The first few facts can be verified by partitioning the subsets into cycles $S,S+1,S+2,\dots,S+47$, where $S+i$ represents a cyclic shift of all the elements of $S$ by $i$. Since $S+48=S$, we return to the start after $48$ steps, though sometimes we return sooner. However, the sum of $S+1$ is $k$ more than the sum of $i$, so on each cycle, the sum is uniform modulo $2$ unless $2 \mid k$, and it's uniform modulo $3$ unless $3 \mid k$.
The sum modulo $2$ is independent from the sum modulo $3$ because, for each card, its value modulo $2$ is independent from its value modulo $3$.
Now we can handle each case of drawing $k$ cards from $\{1,2,\dots,48\}$ and $5-k$ from $\{49,50,51,52\}$ separately. The cases are very similar. For example, here's the $k=3$ case.
For $k=3$, we have uniformity modulo $2$ but not modulo $3$, so the frequencies of the sum modulo $6$ for the cards drawn from $\{1,2,\dots,48\}$ are $(a,b,c,a,b,c)$ for some $a,b,c$. The probabilities of each sum modulo $6$ for the two cards drawn from $\{49,50,51,52\}$ are $\frac16, \frac16, 0, \frac16, \frac16, \frac13$.
Combining these in all possible ways, we conclude that the frequencies for the total sum modulo $6$ are $(2a+2b+2c, 2a+2b+2c, 2a+2b+2c,2a+2b+2c,2a+2b+2c,2a+2b+2c)$, which is uniform.

Generalizations: this approach shows that whenever $n \equiv 4 \pmod 6$, we can draw $5$ cards from $\{1,2,\dots,n\}$ and get a uniform total modulo $6$. The case $n \equiv 0 \pmod 6$ works too, and is even easier to prove: we just don't set aside $4$ cards.

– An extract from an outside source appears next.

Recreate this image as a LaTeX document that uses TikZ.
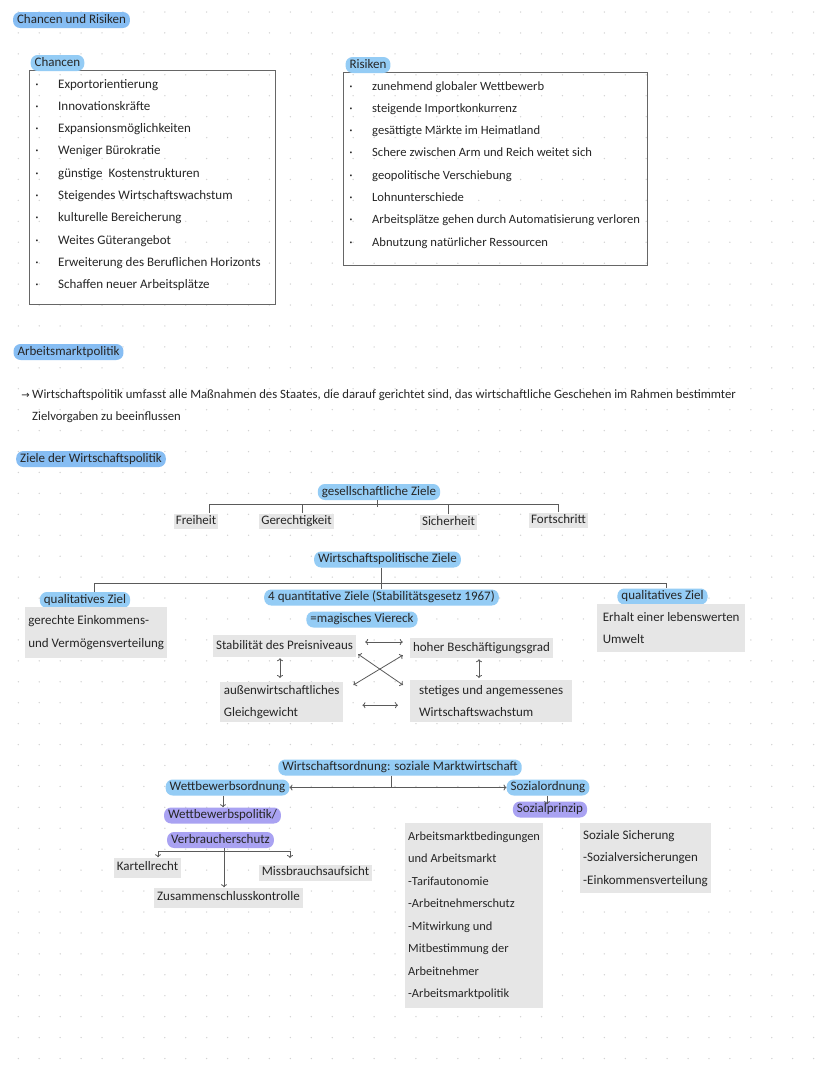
\documentclass[tikz,border=0pt]{standalone}
\usepackage{fontspec}
\setmainfont{Carlito}
\newfontfamily\symf{DejaVu Sans}
\usetikzlibrary{arrows.meta,calc}
\definecolor{hlblue}{HTML}{94CCF5}
\definecolor{hltitle}{HTML}{86BDF3}
\definecolor{hlpurple}{HTML}{A9A2F2}
\definecolor{greyf}{HTML}{E6E6E6}
\definecolor{ink}{HTML}{262626}
\definecolor{lineC}{HTML}{5A5A5A}
\definecolor{frameC}{HTML}{666666}
\definecolor{dotC}{HTML}{D2D2D2}
\begin{document}
\begin{tikzpicture}[x=1pt,y=-1pt,
  base/.style={inner sep=0pt, font=\fontsize{13}{16}\selectfont, text=ink},
  lbl/.style={base, text height=9pt, text depth=3pt},
  rlbl/.style={lbl, font=\fontsize{12.6}{15}\selectfont},
  sent/.style={lbl, font=\fontsize{12.7}{15}\selectfont},
  pill/.style={lbl, fill=hlblue, rounded corners=7pt, inner xsep=4pt, inner ysep=2pt},
  tpill/.style={pill, fill=hltitle},
  ppill/.style={pill, fill=hlpurple},
  glabel/.style={lbl, fill=greyf, inner xsep=2pt, inner ysep=1.5pt},
  gbox/.style={base, fill=greyf, align=left, anchor=north west, inner xsep=3pt, inner ysep=0pt, font=\fontsize{13}{22.5}\selectfont},
  frame/.style={draw=frameC, line width=0.9pt, inner sep=0pt, anchor=north west},
  conn/.style={draw=lineC, line width=0.8pt},
  arr/.style={conn, -{To[length=3pt,width=6pt]}},
  darr/.style={conn, {To[length=3pt,width=6pt]}-{To[length=3pt,width=6pt]}},
]
\fill[white] (0,0) rectangle (828,1069);
\useasboundingbox (0,0) rectangle (828,1069);
\foreach \i in {0,...,38}{\foreach \j in {0,...,50}{\fill[dotC] ({18.3+\i*20.93},{12+\j*20.93}) circle (0.75pt);}}

% ---------- Chancen und Risiken ----------
\node[tpill] (t1) at (71.5,20) {Chancen und Risiken};

\node[frame, minimum width=246, minimum height=234] (chbox) at (29,70) {};
\node[pill] (chl) at (57.5,63) {Chancen};
\foreach \t [count=\k from 0] in {Exportorientierung, Innovationskräfte, Expansionsmöglichkeiten, Weniger Bürokratie, günstige\ \ Kostenstrukturen, Steigendes Wirtschaftswachstum, kulturelle Bereicherung, Weites Güterangebot, Erweiterung des Beruflichen Horizonts, Schaffen neuer Arbeitsplätze}{
  \node[lbl, anchor=west] (ch\k) at (58,{85+22.3*\k}) {\t};
  \node[lbl] (chb\k) at (37,{85+22.3*\k}) {·};
}

\node[frame, minimum width=304, minimum height=193] (rsbox) at (343,72) {};
\node[pill] (rsl) at (368,65) {Risiken};
\foreach \t [count=\k from 0] in {zunehmend globaler Wettbewerb, steigende Importkonkurrenz, gesättigte Märkte im Heimatland, Schere zwischen Arm und Reich weitet sich, geopolitische Verschiebung, Lohnunterschiede, Arbeitsplätze gehen durch Automatisierung verloren, Abnutzung natürlicher Ressourcen}{
  \node[rlbl, anchor=west] (rs\k) at (372,{87+22.3*\k}) {\t};
  \node[lbl] (rsb\k) at (351,{87+22.3*\k}) {·};
}

% ---------- Arbeitsmarktpolitik ----------
\node[tpill] (t2) at (68.5,352) {Arbeitsmarktpolitik};
\node[sent, anchor=east, font={\symf\fontsize{10}{12}\selectfont}] (s0) at (30,395) {→};
\node[sent, anchor=west] (s1) at (32,395) {Wirtschaftspolitik umfasst alle Maßnahmen des Staates, die darauf gerichtet sind, das wirtschaftliche Geschehen im Rahmen bestimmter};
\node[sent, anchor=west] (s2) at (32,417) {Zielvorgaben zu beeinflussen};

\node[tpill] (t3) at (91,459) {Ziele der Wirtschaftspolitik};

% ---------- gesellschaftliche Ziele ----------
\node[pill] (gz) at (379,492) {gesellschaftliche Ziele};
\node[glabel] (fr) at (196,521) {Freiheit};
\node[glabel] (ge) at (296.5,521) {Gerechtigkeit};
\node[glabel] (si) at (448.5,522) {Sicherheit};
\node[glabel] (fo) at (558.5,520) {Fortschritt};
\draw[conn] ([xshift=-2pt]gz.south) -- ++(0,7);
\draw[conn] ([xshift=-9pt]fr.north east) -- ++(0,-9) -| (fo.north);
\draw[conn] ([xshift=5.5pt]ge.north) -- ++(0,-9);
\draw[conn] (si.north) -- ++(0,-9);

% ---------- Wirtschaftspolitische Ziele ----------
\node[pill] (wz) at (387.5,559.5) {Wirtschaftspolitische Ziele};
\node[pill] (ql) at (85,600) {qualitatives Ziel};
\node[gbox, minimum width=142, minimum height=51] (qlb) at (25,607) {gerechte Einkommens-\\und Vermögensverteilung};
\node[pill] (qr) at (662.5,596.5) {qualitatives Ziel};
\node[gbox, minimum width=148, minimum height=48] (qrb) at (597,604) {Erhalt einer lebenswerten\\Umwelt};
\node[pill] (qn) at (381.5,597.5) {4 quantitative Ziele (Stabilitätsgesetz 1967)};
\node[pill] (mv) at (362,619.5) {=magisches Viereck};
\coordinate (wj) at (381,583);
\draw[conn] (wz.south -| wj) -- (qn.north -| wj);
\draw[conn] (ql.north -| 94,0) -- (94,583) -- (666,583) -- (qr.north -| 666,0);

\node[glabel, inner xsep=3pt, inner ysep=5pt] (pr) at (284.5,646) {Stabilität des Preisniveaus};
\node[glabel, inner xsep=3pt, inner ysep=4pt] (hb) at (481.5,648) {hoher Beschäftigungsgrad};
\node[gbox, minimum width=123, minimum height=40] (aw) at (220,682) {außenwirtschaftliches\\Gleichgewicht};
\node[gbox, minimum width=162, minimum height=42] (sw) at (410,680) {stetiges und angemessenes\\Wirtschaftswachstum};
\draw[darr] ($(pr.east)+(9,-4)$) -- ($(hb.west)+(-7,-6)$);
\draw[darr, shorten <=1pt, shorten >=4pt] (pr.south -| 280,0) -- (aw.north -| 280,0);
\draw[darr, shorten <=1pt, shorten >=2pt] (hb.south -| 479,0) -- (sw.north -| 479,0);
\draw[darr] ($(pr.south east)+(2,-3)$) -- ($(sw.north west)+(-7,5)$);
\draw[darr] ($(aw.north east)+(10,3)$) -- ($(hb.south west)+(-7,-3)$);
\draw[darr] ($(aw.east)+(19,3)$) -- ($(sw.west)+(-12,4)$);

% ---------- Wirtschaftsordnung ----------
\node[pill] (wo) at (400,767.5) {Wirtschaftsordnung: soziale Marktwirtschaft};
\node[pill] (wb) at (227.5,787.5) {Wettbewerbsordnung};
\node[pill] (so) at (548,787.5) {Sozialordnung};
\coordinate (oj) at (391,788);
\draw[conn] (wo.south -| oj) -- (oj);
\draw[darr] (wb.east) -- (so.west);
\node[ppill] (wp) at (222.5,815.5) {Wettbewerbspolitik/};
\node[ppill] (vs) at (220.5,840) {Verbraucherschutz};
\draw[arr] (wb.south -| 223,0) -- (wp.north -| 223,0);
\node[ppill] (sp) at (550,809.5) {Sozialprinzip};
\draw[arr, shorten >=-3pt] (so.south -| 547,0) -- (sp.north -| 547,0);

\node[glabel, inner xsep=3pt, inner ysep=4pt] (kr) at (147.5,867.5) {Kartellrecht};
\node[glabel, inner xsep=3pt, inner ysep=2pt] (ma) at (315.5,872.5) {Missbrauchsaufsicht};
\node[glabel, inner xsep=3pt, inner ysep=4pt] (zk) at (228.5,897.5) {Zusammenschlusskontrolle};
\coordinate (vl) at (158,851);
\coordinate (vr) at (290,851);
\draw[conn] (vl) -- (vr);
\draw[arr] (vs.south -| 224,0) -- (zk.north -| 224,0);
\draw[arr] (vl) -- (kr.north -| vl);
\draw[arr] (vr) -- (290,858);

\node[gbox, font=\fontsize{12.4}{22.5}\selectfont, minimum width=135, minimum height=185] (am) at (405,823) {Arbeitsmarktbedingungen\\und Arbeitsmarkt\\-Tarifautonomie\\-Arbeitnehmerschutz\\-Mitwirkung und\\Mitbestimmung der\\Arbeitnehmer\\-Arbeitsmarktpolitik};
\node[gbox, minimum width=130, minimum height=70] (ss) at (580,823) {Soziale Sicherung\\-Sozialversicherungen\\-Einkommensverteilung};
\end{tikzpicture}
\end{document}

Whenever $p$ is a prime and $k<p$, the sum of $k$ cards is uniform modulo $p$ in all the cases when $\binom{n}{k}$ is divisible by $p$. In this case, the argument above is very easy to conduct: we split this up into drawing $i$ cards from $\{1,2,\dots, p\lfloor \frac np\rfloor\}$ and $k-i$ from the remainder. The only case which isn't automatically uniform is the case $i=0$, and $\binom nk$ is divisible by $p$ precisely when that case is impossible (because there are fewer than $k$ cards in the remainder).